The Impact of the Economy on Grants: Part 1—Cancellations

In previous years, cancellation of an announced grant competition was rare. Not so anymore. As the economy has continued to sink in the last year, cancellations have begun to surface. While they still certainly aren’t common, they’ve strayed far from unheard of.

Here are a few examples we’ve come across in our work in the last year. South Carolina Department of Health’s Prevention Partnerships Grant, designed to leverage community partnerships for health prevention efforts (including obesity and obesity-related chronic disease prevention and reduction) was cancelled just a few days prior to the deadline. The reason cited was that the money simply wasn’t there to make awards as expected due to the economic challenges facing the state. Goody’s Good Deeds for Schools, a grant created through a partnership between Goody’s Family Clothing stores and Ashley Judd, was cancelled at some point after the grant deadline had past, again due to an unexpected lack of funds.
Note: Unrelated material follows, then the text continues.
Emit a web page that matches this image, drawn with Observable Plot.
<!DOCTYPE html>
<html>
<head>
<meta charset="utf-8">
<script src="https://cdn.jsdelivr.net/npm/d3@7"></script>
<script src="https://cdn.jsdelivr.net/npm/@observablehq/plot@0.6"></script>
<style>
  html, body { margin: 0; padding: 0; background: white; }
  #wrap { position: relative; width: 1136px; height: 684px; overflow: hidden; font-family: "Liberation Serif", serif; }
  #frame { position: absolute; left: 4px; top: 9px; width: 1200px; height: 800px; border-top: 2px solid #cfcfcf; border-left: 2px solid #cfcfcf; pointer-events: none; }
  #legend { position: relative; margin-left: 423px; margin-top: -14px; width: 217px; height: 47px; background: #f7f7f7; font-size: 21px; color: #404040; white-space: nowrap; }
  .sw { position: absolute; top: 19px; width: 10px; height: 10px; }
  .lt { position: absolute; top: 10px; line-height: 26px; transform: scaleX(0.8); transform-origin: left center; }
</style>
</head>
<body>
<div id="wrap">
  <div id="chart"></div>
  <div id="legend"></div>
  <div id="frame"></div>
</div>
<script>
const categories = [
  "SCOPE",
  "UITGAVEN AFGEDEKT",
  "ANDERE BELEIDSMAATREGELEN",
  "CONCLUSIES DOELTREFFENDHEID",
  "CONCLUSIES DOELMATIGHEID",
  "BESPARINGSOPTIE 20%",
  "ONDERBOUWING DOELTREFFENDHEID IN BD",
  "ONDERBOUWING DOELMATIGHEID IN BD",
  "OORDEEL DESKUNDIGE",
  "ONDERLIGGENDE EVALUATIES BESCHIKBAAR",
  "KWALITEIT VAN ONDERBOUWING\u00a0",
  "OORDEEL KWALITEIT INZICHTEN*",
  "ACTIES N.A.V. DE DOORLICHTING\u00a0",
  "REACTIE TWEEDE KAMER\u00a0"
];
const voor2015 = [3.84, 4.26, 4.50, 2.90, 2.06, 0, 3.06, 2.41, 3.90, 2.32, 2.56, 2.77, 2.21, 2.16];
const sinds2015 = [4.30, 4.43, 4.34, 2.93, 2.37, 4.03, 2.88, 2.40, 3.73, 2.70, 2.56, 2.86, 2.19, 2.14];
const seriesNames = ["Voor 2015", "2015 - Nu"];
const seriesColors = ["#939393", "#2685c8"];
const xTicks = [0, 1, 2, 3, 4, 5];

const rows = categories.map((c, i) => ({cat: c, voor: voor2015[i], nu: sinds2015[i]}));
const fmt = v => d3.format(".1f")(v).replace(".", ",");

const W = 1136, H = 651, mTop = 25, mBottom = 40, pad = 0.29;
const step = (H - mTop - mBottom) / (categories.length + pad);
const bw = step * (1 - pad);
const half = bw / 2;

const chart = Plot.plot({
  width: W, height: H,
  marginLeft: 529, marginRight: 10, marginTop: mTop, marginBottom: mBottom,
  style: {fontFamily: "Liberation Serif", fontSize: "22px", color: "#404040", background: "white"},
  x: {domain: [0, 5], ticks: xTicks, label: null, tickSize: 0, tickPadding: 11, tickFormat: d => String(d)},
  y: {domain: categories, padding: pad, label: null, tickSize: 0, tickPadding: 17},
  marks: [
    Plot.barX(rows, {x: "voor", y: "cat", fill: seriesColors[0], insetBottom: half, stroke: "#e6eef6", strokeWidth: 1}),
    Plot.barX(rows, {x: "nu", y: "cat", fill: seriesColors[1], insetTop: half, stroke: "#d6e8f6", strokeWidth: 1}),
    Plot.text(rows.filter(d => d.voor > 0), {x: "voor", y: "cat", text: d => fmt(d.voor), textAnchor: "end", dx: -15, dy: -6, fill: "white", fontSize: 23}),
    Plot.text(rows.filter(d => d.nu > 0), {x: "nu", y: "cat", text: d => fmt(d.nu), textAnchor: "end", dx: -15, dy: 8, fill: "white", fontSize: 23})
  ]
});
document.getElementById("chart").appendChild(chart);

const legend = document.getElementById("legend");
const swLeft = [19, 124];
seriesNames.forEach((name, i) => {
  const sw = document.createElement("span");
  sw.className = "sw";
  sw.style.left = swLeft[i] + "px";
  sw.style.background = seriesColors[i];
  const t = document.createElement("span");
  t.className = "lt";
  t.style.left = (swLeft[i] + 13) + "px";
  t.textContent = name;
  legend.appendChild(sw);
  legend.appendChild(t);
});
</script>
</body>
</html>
It seems now, unfortunately, this grant aimed at funding a wide range of needed school projects, has been ended permanently since the website ( is no longer active.

We’ve heard stories of other programs—both state and private—that have been unexpectedly cancelled after a competition announcement was made, as well. Since funding available for foundations is often linked directly to the profit margin of a corporation, many more foundations have continued to make awards but have been forced to make fewer than they’d like or than they’ve made in the past. These trends are almost certain to continue until the economy becomes stronger. That said, even though the risk of program cancellation and competition for grants that do move forward have increased, I do not advise shying away from applying for anything (and nearly everything) that feels like a strong fit for your organization’s needs, goals, and resources. You’ll never see a check if you don’t apply! :o) Plus, while cancellations have become more of an issue in the past year, they are still relatively rare. Most organizations know prior to RFP release that at least some funds will be available for grant awards, so your risk of investing time and effort into a grant competition that is ultimately cancelled is still reasonably low.

What has your experience been this year with this issue? Please share!!